The Pathway to Dehumanization
It would be easy to believe that this pathway to dehumanization only began in Auschwitz through the taking away of names, the stripping of clothing, and the shaving of hair. It may be even easier to believe that this dehumanization was isolated in human history, brought about only by a maniacal leader. And while both beliefs are true, they do not fully capture the entire trajectory of this dehumanization or how we are just as susceptible to following the same path.
Our tendency is to see the Holocaust as an aberrational evil, isolated without cultivation. Even more, it is easy to view it as if it just appeared without successive shifts in the collective cultural psyche at the time. But this kind of historical ignorance begs for history to repeat itself.
The pathway to Auschwitz began with name-calling and stereotyping. It grew into enemy-labeling and the creation of a we versus they mindset. It evolved into dehumanizing language and images depicting others as morally inferior, which then led to the rationalization of violence.
A Similar Path
If I am to be honest about our country right now, it appears as if we are following a similar path. I am not saying that we are necessarily heading toward a Holocaust. But we do share many of the same similarities in the precursors. However, the biggest difference between then and now is that we have the interconnectedness of social media.
This fact alone ought to make each one of us pause.
By virtue of social media, ideological groups can now coalesce without the constraints of geographical boundaries. They can instantaneously mobilize to force or impose their will and beliefs upon others. As a result, “melting pot” idealism, which has traditionally celebrated and championed the richness of diversity, is being supplanted by amorphous ideological “nations.”
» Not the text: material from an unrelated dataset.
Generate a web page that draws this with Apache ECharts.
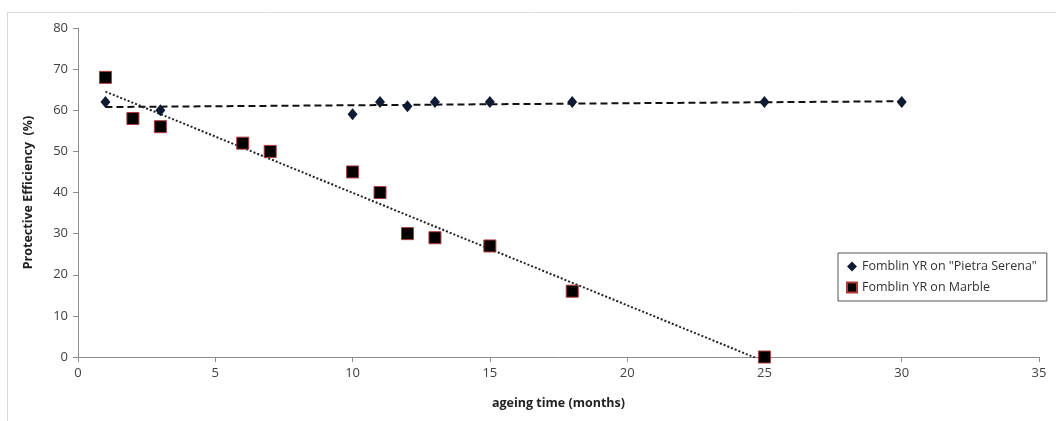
<!DOCTYPE html>
<html>
<head>
<meta charset="utf-8">
<script src="https://cdn.jsdelivr.net/npm/echarts@6/dist/echarts.min.js"></script>
<style>
html,body{margin:0;padding:0;background:#fff;}
#chart{width:1056px;height:421px;}
</style>
</head>
<body>
<div id="chart"></div>
<script>
// Data
const serenaMonths = [1, 3, 10, 11, 12, 13, 15, 18, 25, 30];
const serenaEff    = [62, 60, 59, 62, 61, 62, 62, 62, 62, 62];
const marbleMonths = [1, 2, 3, 6, 7, 10, 11, 12, 13, 15, 18, 25];
const marbleEff    = [68, 58, 56, 52, 50, 45, 40, 30, 29, 27, 16, 0];
const seriesNames  = ['Fomblin YR on "Pietra Serena"', 'Fomblin YR on Marble'];
const xTicks = [0, 5, 10, 15, 20, 25, 30, 35];
const yTicks = [0, 10, 20, 30, 40, 50, 60, 70, 80];

function pairs(xs, ys) { return xs.map((x, i) => [x, ys[i]]); }
// Least-squares linear trendline (as in the spreadsheet chart)
function trend(xs, ys) {
  const n = xs.length;
  const mx = xs.reduce((a, b) => a + b, 0) / n;
  const my = ys.reduce((a, b) => a + b, 0) / n;
  let sxy = 0, sxx = 0;
  for (let i = 0; i < n; i++) { sxy += (xs[i] - mx) * (ys[i] - my); sxx += (xs[i] - mx) ** 2; }
  const b = sxy / sxx, a = my - b * mx;
  const x0 = Math.min(...xs), x1 = Math.max(...xs);
  return [[x0, a + b * x0], [x1, a + b * x1]];
}

const font = '"Open Sans", "Noto Sans", sans-serif';
const chart = echarts.init(document.getElementById('chart'), null, {renderer: 'canvas'});
chart.setOption({
  animation: false,
  backgroundColor: '#ffffff',
  graphic: [
    {type: 'line', shape: {x1: 7, y1: 12.5, x2: 1056, y2: 12.5}, style: {stroke: '#d9d9d9', lineWidth: 1}},
    {type: 'line', shape: {x1: 7.5, y1: 12, x2: 7.5, y2: 421}, style: {stroke: '#d9d9d9', lineWidth: 1}}
  ],
  grid: {left: 78, right: 17, top: 28, bottom: 64},
  legend: {
    data: seriesNames.map(n => ({name: n})),
    orient: 'vertical',
    left: 838, top: 253,
    width: 212,
    padding: [7, 10, 7, 8],
    itemGap: 8,
    itemWidth: 10, itemHeight: 10,
    borderColor: '#555555', borderWidth: 1,
    textStyle: {fontFamily: font, fontSize: 12.5, color: '#333333'}
  },
  xAxis: {
    type: 'value', min: 0, max: 35, interval: 5,
    name: 'ageing time (months)', nameLocation: 'middle', nameGap: 40,
    nameTextStyle: {fontFamily: font, fontSize: 12.5, fontWeight: 'bold', color: '#222'},
    axisLine: {lineStyle: {color: '#8c8c8c'}},
    axisTick: {show: true, length: 5, lineStyle: {color: '#8c8c8c'}},
    axisLabel: {fontFamily: font, fontSize: 13, color: '#404040', margin: 10,
      formatter: v => xTicks.includes(v) ? String(v) : ''},
    splitLine: {show: false}
  },
  yAxis: {
    type: 'value', min: 0, max: 80, interval: 10,
    name: 'Protective Efficiency  (%)', nameLocation: 'middle', nameGap: 43, nameRotate: 90,
    nameTextStyle: {fontFamily: font, fontSize: 12.5, fontWeight: 'bold', color: '#222'},
    axisLine: {show: true, lineStyle: {color: '#8c8c8c'}},
    axisTick: {show: true, length: 5, lineStyle: {color: '#8c8c8c'}},
    axisLabel: {fontFamily: font, fontSize: 13, color: '#404040', margin: 10,
      formatter: v => yTicks.includes(v) ? String(v) : ''},
    splitLine: {show: false}
  },
  series: [
    {
      name: seriesNames[0] + ' trend', type: 'line', data: trend(serenaMonths, serenaEff),
      symbol: 'none', lineStyle: {color: '#111', width: 2, type: [7, 4]}, z: 2, silent: true
    },
    {
      name: seriesNames[1] + ' trend', type: 'line', data: trend(marbleMonths, marbleEff),
      symbol: 'none', clip: true, lineStyle: {color: '#222', width: 2, type: [2, 2]}, z: 2, silent: true
    },
    {
      name: seriesNames[0], type: 'scatter', data: pairs(serenaMonths, serenaEff),
      symbol: 'diamond', symbolSize: [10, 12],
      itemStyle: {color: '#0f1a33', opacity: 1}, z: 3
    },
    {
      name: seriesNames[1], type: 'scatter', data: pairs(marbleMonths, marbleEff),
      symbol: 'rect', symbolSize: 12, clip: false,
      itemStyle: {color: '#000000', borderColor: '#b03a3a', borderWidth: 1, opacity: 1}, z: 3
    }
  ]
});
</script>
</body>
</html>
Not only has social media siloed us into these self-reinforcing echo chambers, its depersonalized nature has made us increasingly careless, condescending, disrespectful, and hateful toward others, especially toward those of other ideological “nations.”
This the breeding ground of name-calling and stereotyping. It is where enemies are constructed and declared morally inferior or subhuman. And then, within these all-or-nothing ideological “nations,” the enemies must be silenced, canceled, threatened, put out of business, overthrown, kidnapped, or killed.
We no longer live in a time when the question is, “How will we come together in America?” We are at the beginning of America no longer existing. The ground upon which we stand now belongs to many ideological “nations” within a land mass that believe they cannot coexist, nor abide by each other’s governance.
An Appeal
One of the most asked questions after the Holocaust was, “Where was God?” I may be wrong, but as I look at the path we are taking right now and see where we are heading, I believe I know the answer to that question.
God was there, as God is here now, appealing to all people to resist the ideological forces that are working to strip others of their humanity. Imploring all people to travel no further down the demeaning path of name-calling, caricaturing, and stereotyping. Calling all people to peacefully, but vociferously, oppose those who refer to others as morally inferior or subhuman. Beckoning all people to stand in solidarity against all acts of violence against all people.
While it would be easy to blame our leaders and social media for the path we are taking, the truth is that we have created this reality ourselves. But we also have an opportunity to change our course together. Now more than ever, we need reasonable people to rise up and come together as a new community. We need a new people that will no longer contribute to nastiness and division. We need a new people that will lovingly and peacefully push back the hateful extremes. We need a new people, not beholden to ideology, but who will choose to walk humbly, act justly, and love mercy for all. For it is only this path where our shared humanity will survive and flourish.